For Crises: Organizing Data Center Operations Remotely
Interview with Dr. Rainer Weidmannn, Partner and expert for data centers at Detecon
Rainer, what must companies do to ensure the secure, uninterrupted operation of their data centers (DCs) even during the days of the coronavirus?
Rainer Weidmann: Obviously, an uninterrupted power supply is required at all times to ensure the operation of the data center infrastructure and IT operations. This is the responsibility of the technical facility department at the building level. Technical precautions include in particular emergency power supply systems, UPS (uninterruptible power supply), air conditioning systems, and switchgear. Of course, it helps enormously if system infrastructures are redundant and designed without any so-called SPOFs (single points of failure). Otherwise, there can be no guarantees that the very first malfunction will not immediately result in the failure of the entire system – especially if personnel who can respond immediately are not on the site. Ideally, the IT components are served by two separate active supply paths (A/B).
A specific example: a short circuit in the LVS (low-voltage main distribution board) results as a rule in the entire data center shutting down unless a redundant LVS immediately ensures uninterrupted power. If one is in place, the center can “survive” this first malfunction. A power outage of 12 milliseconds at the IT components will cause them to fail. If STS (static transfer switches) are installed in the IT power supply downstream of the UPS, they must switch in a shorter time than 12ms.
In 2018, an incident at Hamburg Airport showed that a short circuit can paralyze flight operations completely for almost 24 hours. A redundant power source also gives personnel more time to determine the root cause of a malfunction.
What role does possible remote monitoring play?

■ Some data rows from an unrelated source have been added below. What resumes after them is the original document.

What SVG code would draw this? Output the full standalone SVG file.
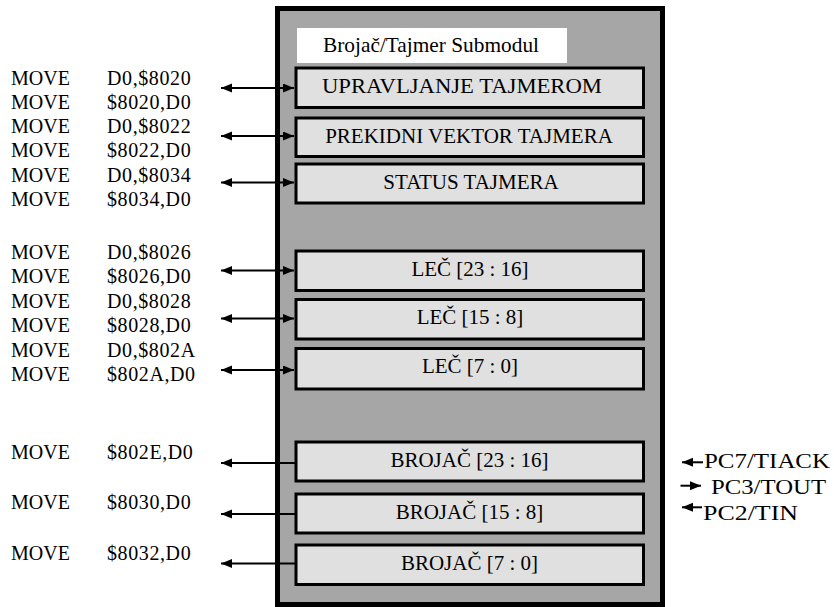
<svg xmlns="http://www.w3.org/2000/svg" width="834" height="607" viewBox="0 0 834 607">
<style>
text{font-family:"Liberation Serif","Times New Roman",serif;fill:#000}
.lbl{font-size:20px}
.op{letter-spacing:0.6px}
.box{fill:#e0e0e0;stroke:#000;stroke-width:3}
.bt{font-size:21px;text-anchor:middle}
.pin{font-size:22px}
.con{stroke:#000;stroke-width:2;fill:none}
</style>
<defs>
<marker id="ah" markerUnits="userSpaceOnUse" markerWidth="12" markerHeight="10" refX="11" refY="4.5" orient="auto-start-reverse">
<path d="M0,0 L11,4.5 L0,9 z" fill="#000"/>
</marker>
</defs>
<g id="submodul">
<rect x="277.5" y="8.5" width="385" height="596" fill="#a6a6a6" stroke="#000" stroke-width="5"/>
<rect x="297" y="28" width="270" height="35" fill="#fff"/>
<text x="323" y="51.5" style="font-size:21px" textLength="216" lengthAdjust="spacingAndGlyphs">Brojač/Tajmer Submodul</text>
</g>
<g id="upravljanje"><rect class="box" x="296" y="68" width="347.5" height="39.5"/><text class="bt" x="462" y="92.5" textLength="280" lengthAdjust="spacingAndGlyphs">UPRAVLJANJE TAJMEROM</text></g>
<g id="vektor"><rect class="box" x="296" y="118" width="347.5" height="38.5"/><text class="bt" x="469" y="142.5">PREKIDNI VEKTOR TAJMERA</text></g>
<g id="status"><rect class="box" x="296" y="164" width="347.5" height="39"/><text class="bt" x="471" y="188.5">STATUS TAJMERA</text></g>
<g id="lec2316"><rect class="box" x="296" y="251" width="347.5" height="39.5"/><text class="bt" x="470" y="275.5">LEČ [23 : 16]</text></g>
<g id="lec158"><rect class="box" x="296" y="299.5" width="347.5" height="39.5"/><text class="bt" x="470" y="324">LEČ [15 : 8]</text></g>
<g id="lec70"><rect class="box" x="296" y="348.5" width="347.5" height="40.5"/><text class="bt" x="470" y="373">LEČ [7 : 0]</text></g>
<g id="brojac2316"><rect class="box" x="296" y="442" width="347.5" height="39"/><text class="bt" x="469.5" y="466.5">BROJAČ [23 : 16]</text></g>
<g id="brojac158"><rect class="box" x="296" y="494" width="347.5" height="39"/><text class="bt" x="469.5" y="518.5">BROJAČ [15 : 8]</text></g>
<g id="brojac70"><rect class="box" x="296" y="545" width="347.5" height="39.5"/><text class="bt" x="469.5" y="569.5">BROJAČ [7 : 0]</text></g>
<g id="instrukcije" class="lbl">
<text x="11" y="84.5">MOVE</text><text class="op" x="107" y="84.5">D0,$8020</text>
<text x="11" y="108.8">MOVE</text><text class="op" x="107" y="108.8">$8020,D0</text>
<text x="11" y="133.1">MOVE</text><text class="op" x="107" y="133.1">D0,$8022</text>
<text x="11" y="157.4">MOVE</text><text class="op" x="107" y="157.4">$8022,D0</text>
<text x="11" y="181.7">MOVE</text><text class="op" x="107" y="181.7">D0,$8034</text>
<text x="11" y="206">MOVE</text><text class="op" x="107" y="206">$8034,D0</text>
<text x="11" y="258.5">MOVE</text><text class="op" x="107" y="258.5">D0,$8026</text>
<text x="11" y="283">MOVE</text><text class="op" x="107" y="283">$8026,D0</text>
<text x="11" y="307.5">MOVE</text><text class="op" x="107" y="307.5">D0,$8028</text>
<text x="11" y="332">MOVE</text><text class="op" x="107" y="332">$8028,D0</text>
<text x="11" y="356.5">MOVE</text><text class="op" x="107" y="356.5">D0,$802A</text>
<text x="11" y="381">MOVE</text><text class="op" x="107" y="381">$802A,D0</text>
<text x="11" y="458.5">MOVE</text><text class="op" x="107" y="458.5">$802E,D0</text>
<text x="11" y="509">MOVE</text><text class="op" x="107" y="509">$8030,D0</text>
<text x="11" y="559.5">MOVE</text><text class="op" x="107" y="559.5">$8032,D0</text>
</g>
<g id="pinovi" class="pin">
<text x="704" y="468.3" textLength="126" lengthAdjust="spacingAndGlyphs">PC7/TIACK</text>
<text x="711" y="494" textLength="115" lengthAdjust="spacingAndGlyphs">PC3/TOUT</text>
<text x="703" y="520" textLength="95" lengthAdjust="spacingAndGlyphs">PC2/TIN</text>
</g>
<g id="connectors" class="con">
<line x1="221" y1="88" x2="294" y2="88" marker-start="url(#ah)" marker-end="url(#ah)"/>
<line x1="221" y1="136" x2="294" y2="136" marker-start="url(#ah)" marker-end="url(#ah)"/>
<line x1="221" y1="182.5" x2="294" y2="182.5" marker-start="url(#ah)" marker-end="url(#ah)"/>
<line x1="221" y1="270.5" x2="294" y2="270.5" marker-start="url(#ah)" marker-end="url(#ah)"/>
<line x1="221" y1="318.5" x2="294" y2="318.5" marker-start="url(#ah)" marker-end="url(#ah)"/>
<line x1="221" y1="370" x2="294" y2="370" marker-start="url(#ah)" marker-end="url(#ah)"/>
<line x1="296" y1="463" x2="221" y2="463" marker-end="url(#ah)"/>
<line x1="296" y1="514" x2="221" y2="514" marker-end="url(#ah)"/>
<line x1="296" y1="563.5" x2="221" y2="563.5" marker-end="url(#ah)"/>
<line x1="703" y1="462.3" x2="682" y2="462.3" marker-end="url(#ah)"/>
<line x1="680.5" y1="485.7" x2="701" y2="485.7" marker-end="url(#ah)"/>
<line x1="702" y1="507.3" x2="682" y2="507.3" marker-end="url(#ah)"/>
</g>
</svg>
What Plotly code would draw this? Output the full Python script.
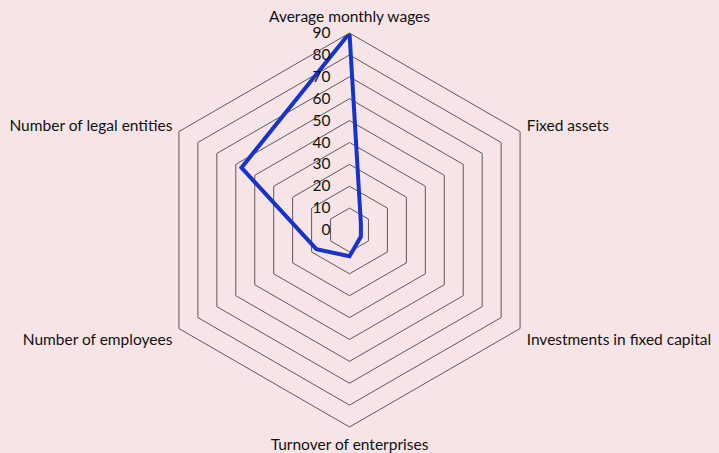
import plotly.graph_objects as go

categories = ["Average monthly wages", "Fixed assets", "Investments in fixed capital",
              "Turnover of enterprises", "Number of employees", "Number of legal entities"]
values = [90, 6, 6, 12, 17.5, 57]
radial_ticks = [0, 10, 20, 30, 40, 50, 60, 70, 80, 90]

BG = "rgb(247,228,231)"
GRID = "rgb(90,90,90)"
FONT = "Lato, 'Open Sans', sans-serif"

fig = go.Figure()
fig.add_trace(go.Scatterpolar(
    r=values + values[:1],
    theta=categories + categories[:1],
    mode="lines",
    line=dict(color="rgb(22,52,204)", width=4),
    showlegend=False,
    hoverinfo="skip",
))

fig.update_layout(
    width=719, height=453,
    margin=dict(l=0, r=0, t=0, b=0),
    paper_bgcolor=BG,
    font=dict(family=FONT, size=15.5, color="#111111"),
    polar=dict(
        bgcolor=BG,
        gridshape="linear",
        domain=dict(x=[0, 0.9722], y=[0.0574, 0.927]),
        radialaxis=dict(
            range=[0, 90],
            tickvals=radial_ticks,
            ticktext=[str(v) for v in radial_ticks],
            angle=90,
            side="counterclockwise",
            tickangle=90,
            showline=False,
            ticks="outside",
            ticklen=13,
            tickcolor="rgba(0,0,0,0)",
            gridcolor=GRID,
            gridwidth=1,
            tickfont=dict(family=FONT, size=15.5, color="#111111"),
        ),
        angularaxis=dict(
            direction="clockwise",
            rotation=90,
            showgrid=False,
            showline=True,
            linecolor=GRID,
            linewidth=1,
            ticks="outside",
            ticklen=4,
            tickcolor="rgba(0,0,0,0)",
            tickfont=dict(family=FONT, size=15.5, color="#111111"),
        ),
    ),
)

fig.write_html("out.html", config={"displayModeBar": False},
               post_script="document.body.style.margin='0px';")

Rainer Weidmann: Normally, the necessary monitoring for the technical building equipment is performed by a local facility management system that is visualized in control centers. However, the building control system should also be operable by remote access and should also have the capability to send text messages or emails to a specific group of recipients. If such functions are available, on-site personnel in the control centers can be reduced to the absolute minimum. The entire remote strategy and the related authorizations (read or write) must be carefully defined because sensitive data are involved. After all, in the worst case, malicious hackers could even shut down the data center from the outside.
It is also possible to relocate or centralize the control stations for several data centers at an external location. In this case, however, extremely tight security precautions must be implemented to guard against possible cyberattacks. If this has been done, a dark data center that does not require permanent on-site operating personnel and can be maintained completely from a remote location would also be conceivable. Nevertheless, it must be equipped with effective redundancies on site so that a technician must be dispatched solely in the event of malfunctions.
How can IT systems and data be protected?
The principle is the same here: through redundancy and even more redundancy! Of course, the use of mirrored systems or the use of cloud technology is recommended because all involved parties are less vulnerable in the event of damage to the local physical server. The application and database can then be moved to another mirrored or virtual machine. Apart from the one-time setup, the cloud requires no on-site presence and can be operated remotely. Another important aspect here is the network, which should also be redundant.
Unfortunately, small and medium-sized companies in particular often forego this redundancy, at least in part, for cost reasons. Yet medium-sized companies often employ only one or two IT experts to secure operations, and the risk of failure rises dramatically if these people actually contract COVID-19.
What stress tests do you recommend to companies?
Companies that do not set down in detail the procedures to be followed in the case of catastrophes and that do not thoroughly test the process live end-to-end at least once are culpable of negligence. High-level concepts and papers have generally been prepared, but do these scenarios really work in an emergency? Can a complete data center be restored and become operational again at a different location within 48 hours? A business impact analysis must also determine what effects a failure of the data center would have on the business as a whole so that the situation can be assessed in an emergency.
Regarding the coronavirus, companies should perform a general review of their activities to determine which ones can be performed remotely at all. Do employees working from home have the required resources in terms of bandwidths and lines? Are additional company lines required? Ideally, tests will be carried out in advance and clarify as well whether sufficient software licenses and infrastructure such as digital signatures are available. These steps will reveal whether capacities and resources are adequate to run the operation externally if necessary.